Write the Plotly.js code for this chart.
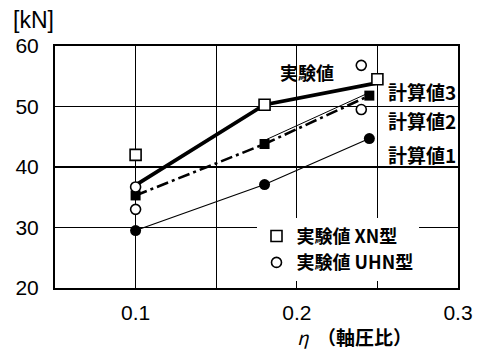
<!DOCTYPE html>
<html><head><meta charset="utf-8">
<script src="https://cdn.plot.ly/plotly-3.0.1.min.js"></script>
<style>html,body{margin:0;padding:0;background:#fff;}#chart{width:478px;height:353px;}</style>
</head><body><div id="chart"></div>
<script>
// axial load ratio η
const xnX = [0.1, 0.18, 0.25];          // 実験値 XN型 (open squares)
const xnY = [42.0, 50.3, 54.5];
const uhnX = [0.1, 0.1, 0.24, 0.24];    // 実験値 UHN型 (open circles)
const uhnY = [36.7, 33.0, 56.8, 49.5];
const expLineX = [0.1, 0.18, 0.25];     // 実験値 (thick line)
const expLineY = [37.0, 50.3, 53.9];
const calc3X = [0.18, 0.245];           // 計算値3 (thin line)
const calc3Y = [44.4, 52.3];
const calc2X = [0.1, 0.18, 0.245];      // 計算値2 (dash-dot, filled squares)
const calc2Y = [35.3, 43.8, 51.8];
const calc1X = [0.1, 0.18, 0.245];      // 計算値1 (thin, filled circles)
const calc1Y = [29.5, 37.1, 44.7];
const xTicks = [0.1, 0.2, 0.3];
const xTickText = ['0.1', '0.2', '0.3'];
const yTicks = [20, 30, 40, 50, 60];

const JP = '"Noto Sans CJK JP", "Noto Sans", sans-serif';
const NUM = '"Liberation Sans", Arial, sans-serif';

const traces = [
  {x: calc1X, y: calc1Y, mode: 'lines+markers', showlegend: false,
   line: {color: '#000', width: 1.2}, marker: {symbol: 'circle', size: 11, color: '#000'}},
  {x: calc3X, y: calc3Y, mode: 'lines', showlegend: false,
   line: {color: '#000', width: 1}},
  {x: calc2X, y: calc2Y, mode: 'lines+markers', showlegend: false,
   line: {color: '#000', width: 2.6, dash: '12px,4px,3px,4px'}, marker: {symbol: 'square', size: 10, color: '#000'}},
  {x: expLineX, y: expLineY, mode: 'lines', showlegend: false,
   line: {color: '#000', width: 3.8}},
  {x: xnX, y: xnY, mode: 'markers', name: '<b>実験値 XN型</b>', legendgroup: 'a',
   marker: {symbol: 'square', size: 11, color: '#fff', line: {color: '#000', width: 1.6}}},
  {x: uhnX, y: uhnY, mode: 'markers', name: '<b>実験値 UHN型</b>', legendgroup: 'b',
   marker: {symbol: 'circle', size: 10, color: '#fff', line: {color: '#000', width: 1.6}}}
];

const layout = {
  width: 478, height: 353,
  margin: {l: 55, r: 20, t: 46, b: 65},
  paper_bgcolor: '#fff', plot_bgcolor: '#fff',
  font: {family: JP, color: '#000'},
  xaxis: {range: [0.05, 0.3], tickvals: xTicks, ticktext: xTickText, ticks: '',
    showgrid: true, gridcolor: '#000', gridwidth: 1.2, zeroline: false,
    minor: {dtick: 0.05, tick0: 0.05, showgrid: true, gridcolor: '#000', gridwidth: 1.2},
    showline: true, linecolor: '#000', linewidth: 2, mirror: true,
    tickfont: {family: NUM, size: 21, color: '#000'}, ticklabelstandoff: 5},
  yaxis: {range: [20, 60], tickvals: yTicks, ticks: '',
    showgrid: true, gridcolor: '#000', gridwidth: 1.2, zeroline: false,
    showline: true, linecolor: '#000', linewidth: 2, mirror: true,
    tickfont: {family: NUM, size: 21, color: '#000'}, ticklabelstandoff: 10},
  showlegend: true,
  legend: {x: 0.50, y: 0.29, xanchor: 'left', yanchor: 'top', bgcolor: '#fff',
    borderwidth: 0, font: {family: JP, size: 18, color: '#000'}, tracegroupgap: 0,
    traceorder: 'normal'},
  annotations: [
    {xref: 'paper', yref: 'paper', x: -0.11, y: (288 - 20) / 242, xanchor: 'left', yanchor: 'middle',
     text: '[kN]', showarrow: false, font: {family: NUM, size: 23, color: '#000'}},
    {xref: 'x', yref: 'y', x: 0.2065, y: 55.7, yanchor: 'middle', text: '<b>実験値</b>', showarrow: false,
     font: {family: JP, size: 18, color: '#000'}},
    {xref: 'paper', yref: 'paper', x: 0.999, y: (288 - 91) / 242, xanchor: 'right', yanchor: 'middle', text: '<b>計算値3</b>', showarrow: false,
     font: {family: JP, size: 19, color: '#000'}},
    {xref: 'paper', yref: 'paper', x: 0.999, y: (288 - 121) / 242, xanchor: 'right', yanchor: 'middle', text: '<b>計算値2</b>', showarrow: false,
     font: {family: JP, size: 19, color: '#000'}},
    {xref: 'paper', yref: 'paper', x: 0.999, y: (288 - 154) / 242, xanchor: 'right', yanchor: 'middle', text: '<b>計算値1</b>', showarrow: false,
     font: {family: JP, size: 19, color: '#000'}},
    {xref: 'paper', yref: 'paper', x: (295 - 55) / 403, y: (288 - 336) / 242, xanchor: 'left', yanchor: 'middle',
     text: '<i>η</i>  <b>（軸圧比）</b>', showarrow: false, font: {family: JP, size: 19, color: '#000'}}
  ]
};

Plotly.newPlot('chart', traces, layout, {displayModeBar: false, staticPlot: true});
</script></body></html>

******************************

### Your objective
Locate all lines that include the word "chart" and copy them out.

### Correct answer
Write the Plotly.js code for this chart.
<style>html,body{margin:0;padding:0;background:#fff;}#chart{width:478px;height:353px;}</style>
</head><body><div id="chart"></div>
Plotly.newPlot('chart', traces, layout, {displayModeBar: false, staticPlot: true});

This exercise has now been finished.